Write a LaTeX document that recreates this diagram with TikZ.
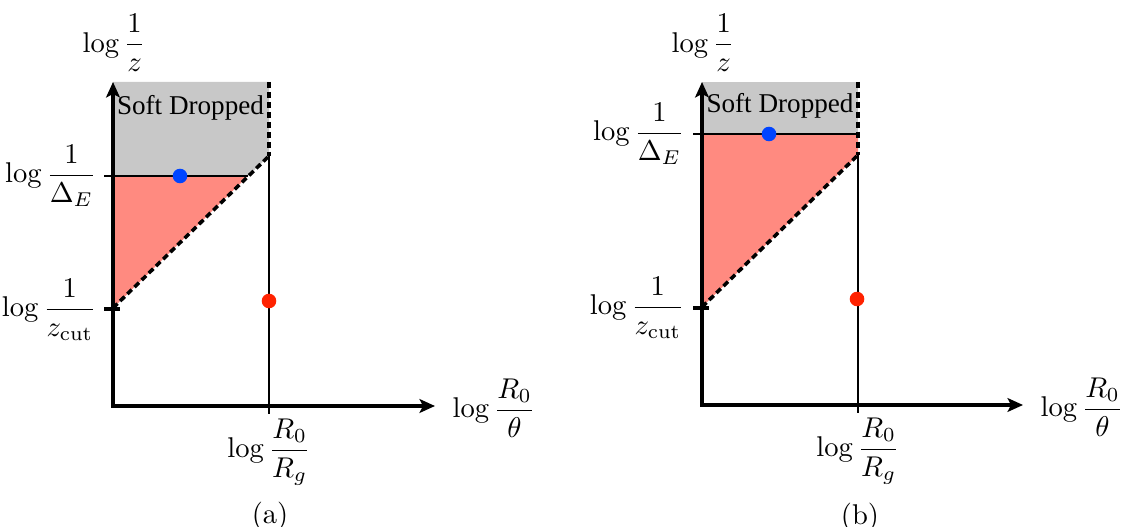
\documentclass[tikz,border=0pt]{standalone}
\usepackage{amsmath}
\usepackage{fontspec}
\newfontfamily\tnr{Liberation Serif}
\usetikzlibrary{arrows.meta}
\definecolor{sdgray}{RGB}{200,200,200}
\definecolor{salmon}{RGB}{255,138,128}
\definecolor{dotblue}{RGB}{0,68,255}
\definecolor{dotred}{RGB}{255,34,0}
\tikzset{
  axisline/.style={line width=1.25pt,-{Stealth[length=5.4pt,width=4.8pt,inset=1.2pt]}},
  thinline/.style={line width=0.95pt},
  dashline/.style={line width=1.25pt,dash pattern=on 2.2pt off 1.3pt},
  dot/.style={circle,inner sep=0pt,minimum size=5.1pt},
  lab/.style={inner sep=0pt,font=\fontsize{10}{12}\selectfont},
  sd/.style={inner sep=0pt,font=\tnr\fontsize{9.5}{11}\selectfont,anchor=base},
}
\begin{document}
\begin{tikzpicture}[x=0.35pt,y=-0.35pt]
\useasboundingbox (0,0) rectangle (1126,527);
% ---------- panel (a) ----------
\coordinate (aO) at (113,406);
\coordinate (aYt) at (113,82);
\coordinate (aXt) at (435,406);
\coordinate (aTop) at (269,82);
\coordinate (aK) at (269,156);
\coordinate (aD) at (248,176);
\coordinate (aE) at (113,176);
\coordinate (aEt) at (104,176);
\coordinate (aZ) at (113,308);
\coordinate (aZt) at (104,309);
\coordinate (aZr) at (120,309);
\coordinate (aB) at (269,414);
\fill[sdgray] (aYt) -- (aTop) -- (aK) -- (aD) -- (aE) -- cycle;
\fill[salmon] (aE) -- (aD) -- (aZ) -- cycle;
\draw[thinline] (aB) -- (aK);
\draw[thinline] (aEt) -- (aD);
\draw[thinline,line width=1.1pt] (aZt) -- (aZr);
\draw[dashline] (aTop) -- (aK);
\draw[dashline] (aZ) -- (aK);
\draw[axisline] (aO) -- (aYt);
\draw[axisline] ([xshift=-0.6pt]aO) -- (aXt);
\node[dot,fill=dotblue] (aBlue) at (180,176) {};
\node[dot,fill=dotred] (aRed) at (269,301) {};
\node[sd] (aSD) at (190.5,115) {Soft Dropped};
\node[lab] (aLz) at (114,43) {$\log\dfrac{1}{z}$};
\node[lab,anchor=east] (aLE) at (97,176) {$\log\dfrac{1}{\Delta_E}$};
\node[lab,anchor=east] (aLc) at (97,310) {$\log\dfrac{1}{z_{\mathrm{cut}}}$};
\node[lab] (aLR) at (269,452) {$\log\dfrac{R_0}{R_g}$};
\node[lab,anchor=west] (aLt) at (452,408) {$\log\dfrac{R_0}{\theta}$};
\node[lab] (aCap) at (270,516) {(a)};
% ---------- panel (b) ----------
\coordinate (bO) at (702,405);
\coordinate (bYt) at (702,82);
\coordinate (bXt) at (1023,405);
\coordinate (bTop) at (858,82);
\coordinate (bK) at (858,155);
\coordinate (bD) at (858,134);
\coordinate (bE) at (702,134);
\coordinate (bEt) at (693,134);
\coordinate (bZ) at (702,307);
\coordinate (bZt) at (693,308);
\coordinate (bZr) at (709,308);
\coordinate (bB) at (858,413);
\fill[sdgray] (bYt) -- (bTop) -- (bD) -- (bE) -- cycle;
\fill[salmon] (bE) -- (bD) -- (bK) -- (bZ) -- cycle;
\draw[thinline] (bB) -- (bK);
\draw[thinline] (bEt) -- (bD);
\draw[thinline,line width=1.1pt] (bZt) -- (bZr);
\draw[dashline] (bTop) -- (bK);
\draw[dashline] (bZ) -- (bK);
\draw[axisline] (bO) -- (bYt);
\draw[axisline] ([xshift=-0.6pt]bO) -- (bXt);
\node[dot,fill=dotblue] (bBlue) at (769,134) {};
\node[dot,fill=dotred] (bRed) at (857,299) {};
\node[sd] (bSD) at (780,113) {Soft Dropped};
\node[lab] (bLz) at (703,43) {$\log\dfrac{1}{z}$};
\node[lab,anchor=east] (bLE) at (685,134) {$\log\dfrac{1}{\Delta_E}$};
\node[lab,anchor=east] (bLc) at (685,308) {$\log\dfrac{1}{z_{\mathrm{cut}}}$};
\node[lab] (bLR) at (858,451) {$\log\dfrac{R_0}{R_g}$};
\node[lab,anchor=west] (bLt) at (1040,407) {$\log\dfrac{R_0}{\theta}$};
\node[lab] (bCap) at (860,517) {(b)};
\end{tikzpicture}
\end{document}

WHAT THE TASK REQUIRES - Omit the pictures and output all of the other material exactly.

EXERCISE SOLUTION -
Write a LaTeX document that recreates this diagram with TikZ.
\documentclass[tikz,border=0pt]{standalone}
\usepackage{amsmath}
\usepackage{fontspec}
\newfontfamily\tnr{Liberation Serif}
\usetikzlibrary{arrows.meta}
\definecolor{sdgray}{RGB}{200,200,200}
\definecolor{salmon}{RGB}{255,138,128}
\definecolor{dotblue}{RGB}{0,68,255}
\definecolor{dotred}{RGB}{255,34,0}
\tikzset{
  axisline/.style={line width=1.25pt,-{Stealth[length=5.4pt,width=4.8pt,inset=1.2pt]}},
  thinline/.style={line width=0.95pt},
  dashline/.style={line width=1.25pt,dash pattern=on 2.2pt off 1.3pt},
  dot/.style={circle,inner sep=0pt,minimum size=5.1pt},
  lab/.style={inner sep=0pt,font=\fontsize{10}{12}\selectfont},
  sd/.style={inner sep=0pt,font=\tnr\fontsize{9.5}{11}\selectfont,anchor=base},
}
\begin{document}
\begin{tikzpicture}[x=0.35pt,y=-0.35pt]
\useasboundingbox (0,0) rectangle (1126,527);
% ---------- panel (a) ----------
\coordinate (aO) at (113,406);
\coordinate (aYt) at (113,82);
\coordinate (aXt) at (435,406);
\coordinate (aTop) at (269,82);
\coordinate (aK) at (269,156);
\coordinate (aD) at (248,176);
\coordinate (aE) at (113,176);
\coordinate (aEt) at (104,176);
\coordinate (aZ) at (113,308);
\coordinate (aZt) at (104,309);
\coordinate (aZr) at (120,309);
\coordinate (aB) at (269,414);
\fill[sdgray] (aYt) -- (aTop) -- (aK) -- (aD) -- (aE) -- cycle;
\fill[salmon] (aE) -- (aD) -- (aZ) -- cycle;
\draw[thinline] (aB) -- (aK);
\draw[thinline] (aEt) -- (aD);
\draw[thinline,line width=1.1pt] (aZt) -- (aZr);
\draw[dashline] (aTop) -- (aK);
\draw[dashline] (aZ) -- (aK);
\draw[axisline] (aO) -- (aYt);
\draw[axisline] ([xshift=-0.6pt]aO) -- (aXt);
\node[dot,fill=dotblue] (aBlue) at (180,176) {};
\node[dot,fill=dotred] (aRed) at (269,301) {};
\node[sd] (aSD) at (190.5,115) {Soft Dropped};
\node[lab] (aLz) at (114,43) {$\log\dfrac{1}{z}$};
\node[lab,anchor=east] (aLE) at (97,176) {$\log\dfrac{1}{\Delta_E}$};
\node[lab,anchor=east] (aLc) at (97,310) {$\log\dfrac{1}{z_{\mathrm{cut}}}$};
\node[lab] (aLR) at (269,452) {$\log\dfrac{R_0}{R_g}$};
\node[lab,anchor=west] (aLt) at (452,408) {$\log\dfrac{R_0}{\theta}$};
\node[lab] (aCap) at (270,516) {(a)};
% ---------- panel (b) ----------
\coordinate (bO) at (702,405);
\coordinate (bYt) at (702,82);
\coordinate (bXt) at (1023,405);
\coordinate (bTop) at (858,82);
\coordinate (bK) at (858,155);
\coordinate (bD) at (858,134);
\coordinate (bE) at (702,134);
\coordinate (bEt) at (693,134);
\coordinate (bZ) at (702,307);
\coordinate (bZt) at (693,308);
\coordinate (bZr) at (709,308);
\coordinate (bB) at (858,413);
\fill[sdgray] (bYt) -- (bTop) -- (bD) -- (bE) -- cycle;
\fill[salmon] (bE) -- (bD) -- (bK) -- (bZ) -- cycle;
\draw[thinline] (bB) -- (bK);
\draw[thinline] (bEt) -- (bD);
\draw[thinline,line width=1.1pt] (bZt) -- (bZr);
\draw[dashline] (bTop) -- (bK);
\draw[dashline] (bZ) -- (bK);
\draw[axisline] (bO) -- (bYt);
\draw[axisline] ([xshift=-0.6pt]bO) -- (bXt);
\node[dot,fill=dotblue] (bBlue) at (769,134) {};
\node[dot,fill=dotred] (bRed) at (857,299) {};
\node[sd] (bSD) at (780,113) {Soft Dropped};
\node[lab] (bLz) at (703,43) {$\log\dfrac{1}{z}$};
\node[lab,anchor=east] (bLE) at (685,134) {$\log\dfrac{1}{\Delta_E}$};
\node[lab,anchor=east] (bLc) at (685,308) {$\log\dfrac{1}{z_{\mathrm{cut}}}$};
\node[lab] (bLR) at (858,451) {$\log\dfrac{R_0}{R_g}$};
\node[lab,anchor=west] (bLt) at (1040,407) {$\log\dfrac{R_0}{\theta}$};
\node[lab] (bCap) at (860,517) {(b)};
\end{tikzpicture}
\end{document}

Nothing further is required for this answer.